## WHAT YOU HAVE TO DO
Filter the records below down to lines containing "page".

*** RECORDS TO USE

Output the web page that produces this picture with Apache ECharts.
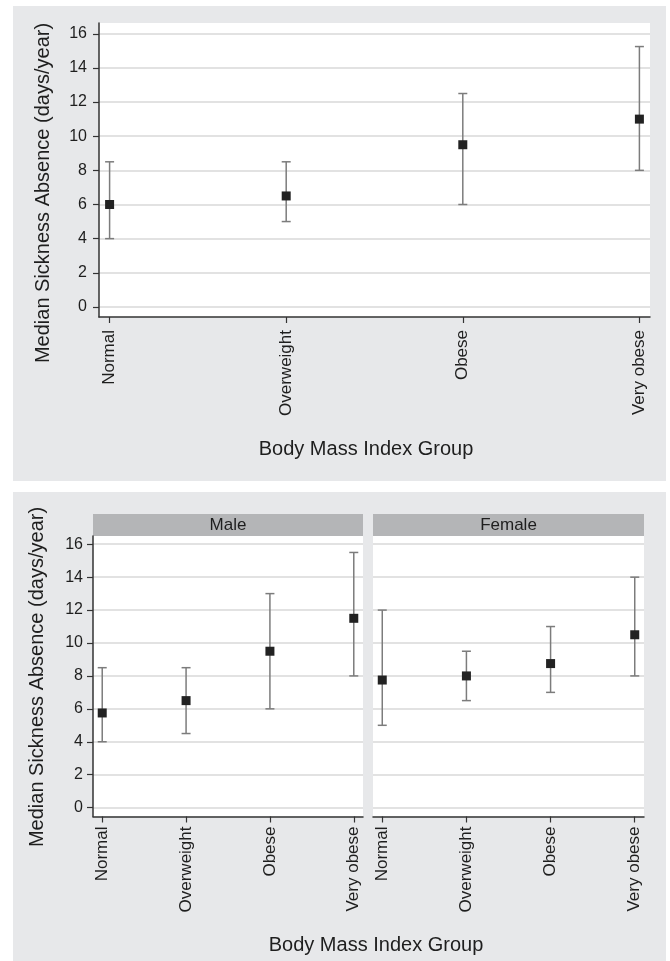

******
*** RECORDS TO USE

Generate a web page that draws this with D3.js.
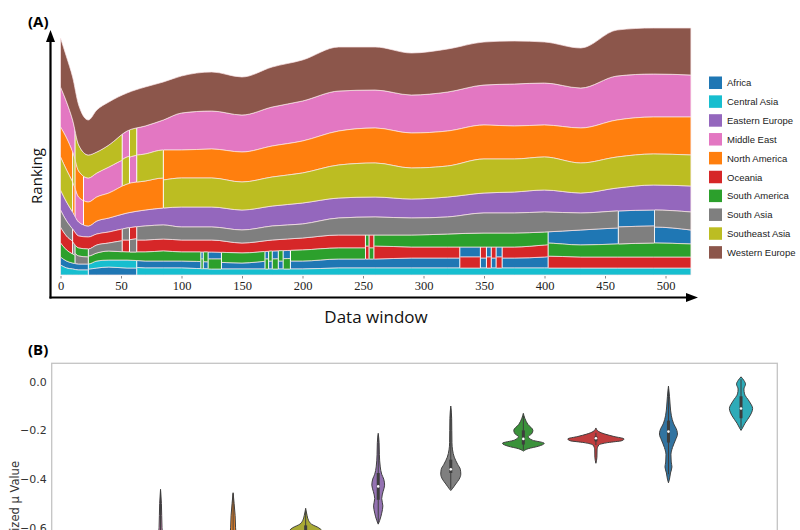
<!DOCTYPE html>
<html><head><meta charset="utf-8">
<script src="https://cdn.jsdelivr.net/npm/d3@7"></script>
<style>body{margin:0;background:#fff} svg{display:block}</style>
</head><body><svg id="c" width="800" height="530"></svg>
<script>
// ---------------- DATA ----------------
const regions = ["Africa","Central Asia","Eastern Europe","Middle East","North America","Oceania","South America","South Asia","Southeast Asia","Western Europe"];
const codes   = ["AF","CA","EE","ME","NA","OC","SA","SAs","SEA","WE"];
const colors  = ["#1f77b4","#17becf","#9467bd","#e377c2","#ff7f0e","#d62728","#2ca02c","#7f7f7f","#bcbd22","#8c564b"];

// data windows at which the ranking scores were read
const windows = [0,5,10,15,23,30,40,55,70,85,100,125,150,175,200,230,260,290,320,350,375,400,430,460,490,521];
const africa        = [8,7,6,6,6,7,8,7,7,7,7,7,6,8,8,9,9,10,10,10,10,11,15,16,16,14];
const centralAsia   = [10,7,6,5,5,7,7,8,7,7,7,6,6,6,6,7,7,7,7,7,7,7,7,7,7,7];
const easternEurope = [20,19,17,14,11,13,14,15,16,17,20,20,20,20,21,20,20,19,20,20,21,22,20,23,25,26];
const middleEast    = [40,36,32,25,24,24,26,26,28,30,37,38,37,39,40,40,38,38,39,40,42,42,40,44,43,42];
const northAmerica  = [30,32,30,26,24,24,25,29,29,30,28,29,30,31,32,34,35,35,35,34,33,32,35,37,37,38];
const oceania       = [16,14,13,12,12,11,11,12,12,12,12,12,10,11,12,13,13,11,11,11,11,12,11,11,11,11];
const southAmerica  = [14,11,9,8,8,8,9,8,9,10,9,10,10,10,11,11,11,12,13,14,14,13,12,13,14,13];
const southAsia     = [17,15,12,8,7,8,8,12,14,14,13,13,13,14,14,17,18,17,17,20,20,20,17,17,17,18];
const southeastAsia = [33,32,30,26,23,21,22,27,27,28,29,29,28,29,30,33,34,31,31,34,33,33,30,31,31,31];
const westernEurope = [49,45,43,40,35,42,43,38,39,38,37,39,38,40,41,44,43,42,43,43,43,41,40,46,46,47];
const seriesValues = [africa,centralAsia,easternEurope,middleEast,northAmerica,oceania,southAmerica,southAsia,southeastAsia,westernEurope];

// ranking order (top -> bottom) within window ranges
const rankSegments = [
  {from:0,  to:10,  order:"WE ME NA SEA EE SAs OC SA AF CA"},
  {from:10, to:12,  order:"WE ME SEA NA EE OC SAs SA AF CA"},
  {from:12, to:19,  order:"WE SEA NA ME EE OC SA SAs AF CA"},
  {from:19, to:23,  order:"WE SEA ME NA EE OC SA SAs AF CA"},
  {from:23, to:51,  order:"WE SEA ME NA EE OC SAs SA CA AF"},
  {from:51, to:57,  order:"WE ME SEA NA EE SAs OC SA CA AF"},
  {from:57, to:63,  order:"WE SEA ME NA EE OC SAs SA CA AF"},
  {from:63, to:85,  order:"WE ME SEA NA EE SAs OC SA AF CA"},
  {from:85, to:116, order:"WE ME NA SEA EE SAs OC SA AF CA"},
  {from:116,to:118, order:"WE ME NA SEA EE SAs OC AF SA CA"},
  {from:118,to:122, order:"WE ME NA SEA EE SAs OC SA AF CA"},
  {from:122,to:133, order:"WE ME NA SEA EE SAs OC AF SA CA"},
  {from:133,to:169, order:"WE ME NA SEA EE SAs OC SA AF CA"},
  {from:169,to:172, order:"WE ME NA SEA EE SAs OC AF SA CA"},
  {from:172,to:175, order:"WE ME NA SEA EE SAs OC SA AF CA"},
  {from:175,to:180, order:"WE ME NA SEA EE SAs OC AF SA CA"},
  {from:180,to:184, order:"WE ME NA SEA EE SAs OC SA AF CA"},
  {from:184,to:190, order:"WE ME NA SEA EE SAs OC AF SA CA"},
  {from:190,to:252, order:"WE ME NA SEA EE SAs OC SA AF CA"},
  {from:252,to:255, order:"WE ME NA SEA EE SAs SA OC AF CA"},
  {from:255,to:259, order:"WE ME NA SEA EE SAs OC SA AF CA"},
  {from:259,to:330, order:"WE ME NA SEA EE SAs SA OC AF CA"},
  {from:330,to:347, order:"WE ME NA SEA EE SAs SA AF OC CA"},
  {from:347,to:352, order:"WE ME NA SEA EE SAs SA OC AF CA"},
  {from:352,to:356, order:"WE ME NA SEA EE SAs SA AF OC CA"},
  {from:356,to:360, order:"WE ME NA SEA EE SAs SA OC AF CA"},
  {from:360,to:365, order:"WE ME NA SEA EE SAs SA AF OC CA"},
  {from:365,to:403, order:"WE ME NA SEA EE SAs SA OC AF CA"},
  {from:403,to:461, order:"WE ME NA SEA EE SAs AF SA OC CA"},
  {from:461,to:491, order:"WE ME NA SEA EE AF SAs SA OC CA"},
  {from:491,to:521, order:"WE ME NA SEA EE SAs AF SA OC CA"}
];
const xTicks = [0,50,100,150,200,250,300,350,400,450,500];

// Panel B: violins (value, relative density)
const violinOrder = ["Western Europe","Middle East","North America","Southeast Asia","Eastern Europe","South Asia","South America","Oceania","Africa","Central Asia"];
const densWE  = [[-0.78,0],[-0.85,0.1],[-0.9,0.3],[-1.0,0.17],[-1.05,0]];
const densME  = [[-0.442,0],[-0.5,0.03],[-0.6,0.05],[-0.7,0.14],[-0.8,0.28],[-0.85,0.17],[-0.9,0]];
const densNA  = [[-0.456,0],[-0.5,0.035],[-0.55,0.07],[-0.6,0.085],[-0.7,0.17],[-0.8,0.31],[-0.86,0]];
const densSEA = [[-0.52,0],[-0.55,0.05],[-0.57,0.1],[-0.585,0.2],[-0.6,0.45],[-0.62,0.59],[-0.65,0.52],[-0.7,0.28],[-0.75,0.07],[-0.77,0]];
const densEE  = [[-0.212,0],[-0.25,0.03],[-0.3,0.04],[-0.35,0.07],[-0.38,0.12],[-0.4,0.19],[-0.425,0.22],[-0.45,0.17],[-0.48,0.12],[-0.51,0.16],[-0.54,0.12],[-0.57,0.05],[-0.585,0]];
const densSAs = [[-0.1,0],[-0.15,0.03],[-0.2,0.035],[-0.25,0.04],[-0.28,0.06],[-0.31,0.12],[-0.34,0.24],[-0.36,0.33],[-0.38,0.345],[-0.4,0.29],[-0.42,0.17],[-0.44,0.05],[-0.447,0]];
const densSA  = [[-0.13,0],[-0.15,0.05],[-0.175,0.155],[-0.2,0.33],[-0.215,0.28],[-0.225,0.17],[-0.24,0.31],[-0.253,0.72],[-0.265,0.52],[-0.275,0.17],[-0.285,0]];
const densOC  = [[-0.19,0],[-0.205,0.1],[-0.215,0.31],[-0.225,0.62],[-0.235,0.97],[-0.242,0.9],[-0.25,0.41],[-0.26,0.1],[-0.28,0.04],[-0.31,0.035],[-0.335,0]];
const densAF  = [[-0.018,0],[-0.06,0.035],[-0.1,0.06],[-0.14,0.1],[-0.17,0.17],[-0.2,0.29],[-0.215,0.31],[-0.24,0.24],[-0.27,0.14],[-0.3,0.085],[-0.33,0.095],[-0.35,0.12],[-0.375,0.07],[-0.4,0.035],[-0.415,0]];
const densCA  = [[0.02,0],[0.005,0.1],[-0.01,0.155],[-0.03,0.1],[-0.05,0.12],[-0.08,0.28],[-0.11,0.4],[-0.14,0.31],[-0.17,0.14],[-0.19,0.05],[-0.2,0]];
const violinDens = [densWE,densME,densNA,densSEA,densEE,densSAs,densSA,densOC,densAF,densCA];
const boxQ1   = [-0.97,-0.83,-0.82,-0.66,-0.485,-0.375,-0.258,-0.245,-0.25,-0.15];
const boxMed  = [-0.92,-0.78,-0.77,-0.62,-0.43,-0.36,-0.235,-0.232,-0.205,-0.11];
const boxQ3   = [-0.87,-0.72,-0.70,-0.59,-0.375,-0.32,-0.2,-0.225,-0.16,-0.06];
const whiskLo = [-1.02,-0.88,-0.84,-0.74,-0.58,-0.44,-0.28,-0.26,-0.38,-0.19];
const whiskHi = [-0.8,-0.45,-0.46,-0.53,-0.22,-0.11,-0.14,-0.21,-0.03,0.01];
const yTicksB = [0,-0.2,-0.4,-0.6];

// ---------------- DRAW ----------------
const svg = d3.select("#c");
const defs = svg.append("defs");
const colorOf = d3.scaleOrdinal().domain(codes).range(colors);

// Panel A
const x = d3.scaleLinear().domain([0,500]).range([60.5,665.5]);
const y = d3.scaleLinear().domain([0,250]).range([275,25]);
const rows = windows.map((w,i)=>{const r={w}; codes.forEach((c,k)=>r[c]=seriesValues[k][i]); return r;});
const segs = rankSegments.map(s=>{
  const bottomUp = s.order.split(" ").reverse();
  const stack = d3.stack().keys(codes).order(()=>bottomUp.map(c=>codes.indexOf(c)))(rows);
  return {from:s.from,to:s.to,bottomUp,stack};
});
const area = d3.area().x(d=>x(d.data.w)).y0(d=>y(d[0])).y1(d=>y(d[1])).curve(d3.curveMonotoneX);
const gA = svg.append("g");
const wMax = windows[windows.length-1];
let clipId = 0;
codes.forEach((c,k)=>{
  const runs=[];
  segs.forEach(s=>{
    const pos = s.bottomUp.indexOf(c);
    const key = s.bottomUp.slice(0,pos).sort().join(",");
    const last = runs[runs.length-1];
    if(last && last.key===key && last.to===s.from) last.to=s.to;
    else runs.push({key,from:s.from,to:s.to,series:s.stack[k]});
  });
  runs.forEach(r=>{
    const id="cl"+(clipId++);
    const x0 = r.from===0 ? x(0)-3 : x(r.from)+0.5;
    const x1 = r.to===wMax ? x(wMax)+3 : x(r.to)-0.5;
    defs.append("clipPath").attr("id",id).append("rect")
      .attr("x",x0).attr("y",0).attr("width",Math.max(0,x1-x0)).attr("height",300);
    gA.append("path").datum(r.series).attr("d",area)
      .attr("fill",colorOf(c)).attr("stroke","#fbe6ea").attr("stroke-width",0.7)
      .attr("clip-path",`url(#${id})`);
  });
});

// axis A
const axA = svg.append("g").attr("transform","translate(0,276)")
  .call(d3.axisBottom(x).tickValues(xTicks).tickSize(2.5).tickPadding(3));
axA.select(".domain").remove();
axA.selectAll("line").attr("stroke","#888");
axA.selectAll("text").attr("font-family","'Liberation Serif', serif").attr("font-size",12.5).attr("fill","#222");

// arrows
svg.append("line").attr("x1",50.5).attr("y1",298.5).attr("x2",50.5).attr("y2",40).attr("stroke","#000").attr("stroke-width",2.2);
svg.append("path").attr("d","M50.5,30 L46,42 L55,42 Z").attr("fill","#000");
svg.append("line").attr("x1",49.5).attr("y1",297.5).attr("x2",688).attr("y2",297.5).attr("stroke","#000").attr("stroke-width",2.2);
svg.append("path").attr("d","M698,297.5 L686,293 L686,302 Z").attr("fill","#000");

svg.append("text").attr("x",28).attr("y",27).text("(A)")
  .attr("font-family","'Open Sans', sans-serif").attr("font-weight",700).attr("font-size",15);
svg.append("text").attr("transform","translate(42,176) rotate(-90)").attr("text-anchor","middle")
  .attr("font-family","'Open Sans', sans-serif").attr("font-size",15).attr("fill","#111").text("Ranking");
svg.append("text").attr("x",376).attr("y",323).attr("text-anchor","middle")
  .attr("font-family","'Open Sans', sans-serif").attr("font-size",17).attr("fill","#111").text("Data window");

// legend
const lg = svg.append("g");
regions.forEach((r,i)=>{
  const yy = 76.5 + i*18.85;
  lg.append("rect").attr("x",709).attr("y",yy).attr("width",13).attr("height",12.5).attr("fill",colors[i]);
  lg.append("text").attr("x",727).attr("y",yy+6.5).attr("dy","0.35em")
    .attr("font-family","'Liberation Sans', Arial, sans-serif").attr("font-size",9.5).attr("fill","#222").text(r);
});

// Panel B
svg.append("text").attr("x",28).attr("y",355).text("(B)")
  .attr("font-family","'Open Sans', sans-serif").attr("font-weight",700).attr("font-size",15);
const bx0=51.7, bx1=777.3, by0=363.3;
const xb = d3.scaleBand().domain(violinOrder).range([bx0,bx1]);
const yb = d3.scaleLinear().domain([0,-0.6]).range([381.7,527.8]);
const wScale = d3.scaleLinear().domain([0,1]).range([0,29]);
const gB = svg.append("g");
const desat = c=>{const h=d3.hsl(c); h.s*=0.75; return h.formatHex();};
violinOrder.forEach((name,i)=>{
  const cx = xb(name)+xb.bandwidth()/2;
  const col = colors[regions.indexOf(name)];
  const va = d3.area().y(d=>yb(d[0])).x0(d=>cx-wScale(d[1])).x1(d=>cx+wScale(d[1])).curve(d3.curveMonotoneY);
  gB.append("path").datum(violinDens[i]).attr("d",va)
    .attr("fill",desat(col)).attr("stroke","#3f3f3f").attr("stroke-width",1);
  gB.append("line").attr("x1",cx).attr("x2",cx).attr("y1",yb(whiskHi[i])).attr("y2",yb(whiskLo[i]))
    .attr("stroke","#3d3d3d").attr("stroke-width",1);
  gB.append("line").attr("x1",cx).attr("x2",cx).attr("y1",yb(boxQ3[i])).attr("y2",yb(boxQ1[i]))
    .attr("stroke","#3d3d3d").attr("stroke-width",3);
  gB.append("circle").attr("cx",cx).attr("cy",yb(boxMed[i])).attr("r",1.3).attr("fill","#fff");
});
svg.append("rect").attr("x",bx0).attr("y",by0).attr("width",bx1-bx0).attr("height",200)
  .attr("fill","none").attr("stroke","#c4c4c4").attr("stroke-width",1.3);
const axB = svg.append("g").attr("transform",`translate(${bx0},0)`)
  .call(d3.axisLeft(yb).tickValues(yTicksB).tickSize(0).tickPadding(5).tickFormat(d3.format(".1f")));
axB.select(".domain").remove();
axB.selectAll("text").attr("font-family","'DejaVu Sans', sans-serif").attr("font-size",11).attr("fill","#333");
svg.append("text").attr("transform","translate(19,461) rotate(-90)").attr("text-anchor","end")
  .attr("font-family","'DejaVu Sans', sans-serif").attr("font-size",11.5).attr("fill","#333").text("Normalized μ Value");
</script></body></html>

******

## THE OUTPUT
Output the web page that produces this picture with Apache ECharts.
Generate a web page that draws this with D3.js.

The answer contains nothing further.